SEC brings charges in EDGAR hacking case. (Graphic Courtesy of the SEC)

Federal prosecutors have filed criminal charges against two Ukrainian men accused of hacking into the U.S. Securities and Exchange Commission's computer system to spread nonpublic information to a network of traders who illegally profited from it.

Federal prosecutors in New Jersey on Tuesday unsealed a 16-count federal indictment charging Artem Radchenko, 27, and Oleksandr Ieremenko, 26, both from Kiev, Ukraine, with securities fraud conspiracy, wire fraud conspiracy, computer fraud conspiracy, wire fraud, and computer fraud.

“The defendants charged in the indictment announced today engaged in a sophisticated hacking and insider trading scheme to cheat the securities markets and the investing public,” said New Jersey U.S. Attorney Craig Carpenito in a press release announcing the criminal charges. “They targeted the Securities and Exchange Commission with a series of sophisticated and relentless cyber-attacks, stealing thousands of confidential EDGAR filings from the Commission’s servers and then trading on the inside information in those filings before it was known to the market, all at the expense of the average investor.”

The indictment claims that Ieremenko participated in a previously disclosed scheme to hack into the agency’s electronic filing system and to get nonpublic information to trade on.

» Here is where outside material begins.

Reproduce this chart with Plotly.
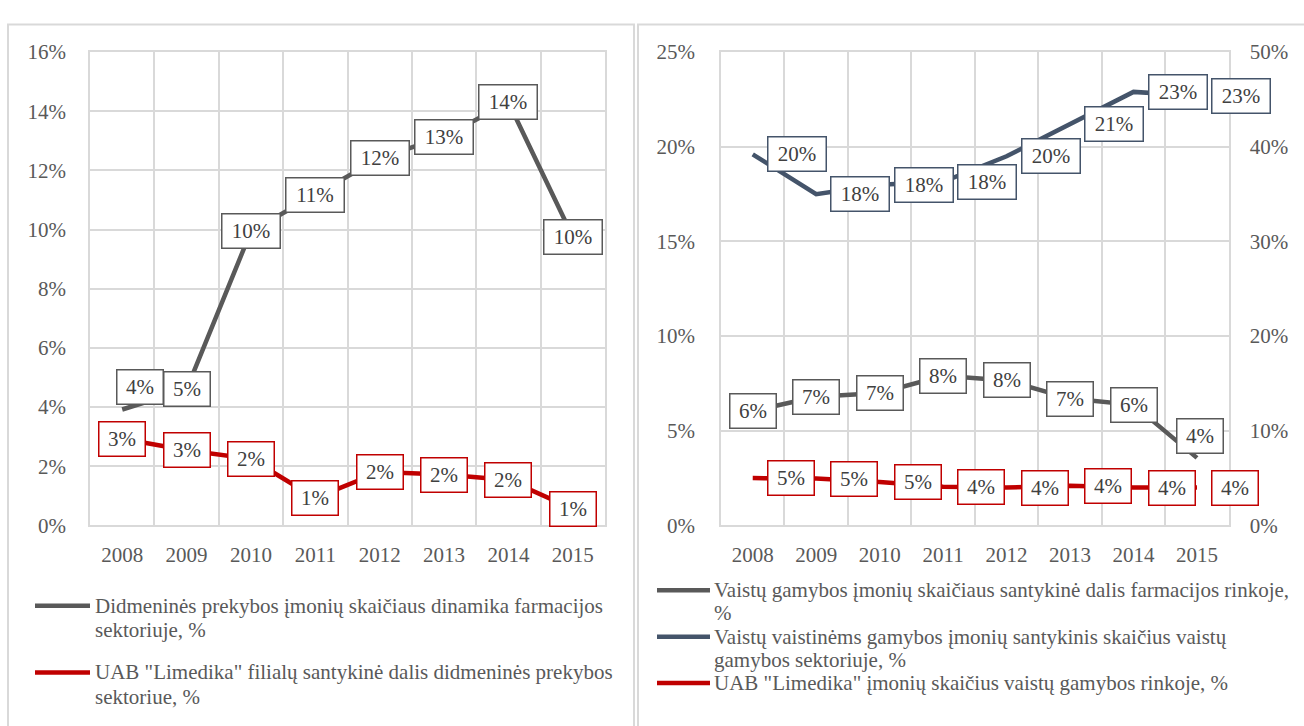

Ieremenko was charged in 2015 with allegedly hacking newswire services to gain nonpublic information as part of a scheme that the SEC claims yielded more than $100 million in profits.

According to Tuesday's criminal indictment, Ieremenko "employed some of the same techniques and methods that he had used in the Newswire Hacking Scheme" when hacking into the SEC's Electronic Data Gathering, Analysis and Retrieval system, or EDGAR. According to the indictment, the hacked EDGAR servers are housed in New Jersey.

Prosecutors claim that the defendants sent emails to SEC employees that were designed to appear as if they were coming from other employees at the agency. The indictment claims that those phishing emails were used to install malware on certain SEC computers which the defendants then used to get access to filings from publicly traded companies that had not yet been made public.

In a related civil enforcement action filed Tuesday in the District of New Jersey, lawyers at the SEC claim that Ieremenko worked alongside six individual traders in California, Ukraine, and Russia and two entities to make trades before more than 150 earnings releases from May to October 2016. The SEC claims those trades generated at least $4.1 million in illegal profits.

Beyond Radchenko and Ieremenko, the SEC's civil complaint in the case names six additional individuals and two entities that the agency claims traded on information gleaned from the hacking scheme. The individual defendants include Sungjin Cho and David Kwon in Los Angeles; Igor Sabodakha, Victoria Vorochek, and Ivan Olefir in Ukraine, and Andrey Sarafanov in Russia. The entities charged include Capyield Systems Ltd., allegedly owned by Olefir, and Spirit Trade Ltd.

Information about defense counsel in both the criminal and civil cases wasn't immediately available.

In a statement released Tuesday, SEC Chairman Jay Clayton said that the agency must remain vigilant to maintain the integrity of the market.

"No system can be entirely safe from a cyber intrusion," Clayton said. "Here at the SEC, we recognize that we must continuously use the resources available to us efficiently and effectively to bolster our cybersecurity defenses and reduce our cyber risk profile."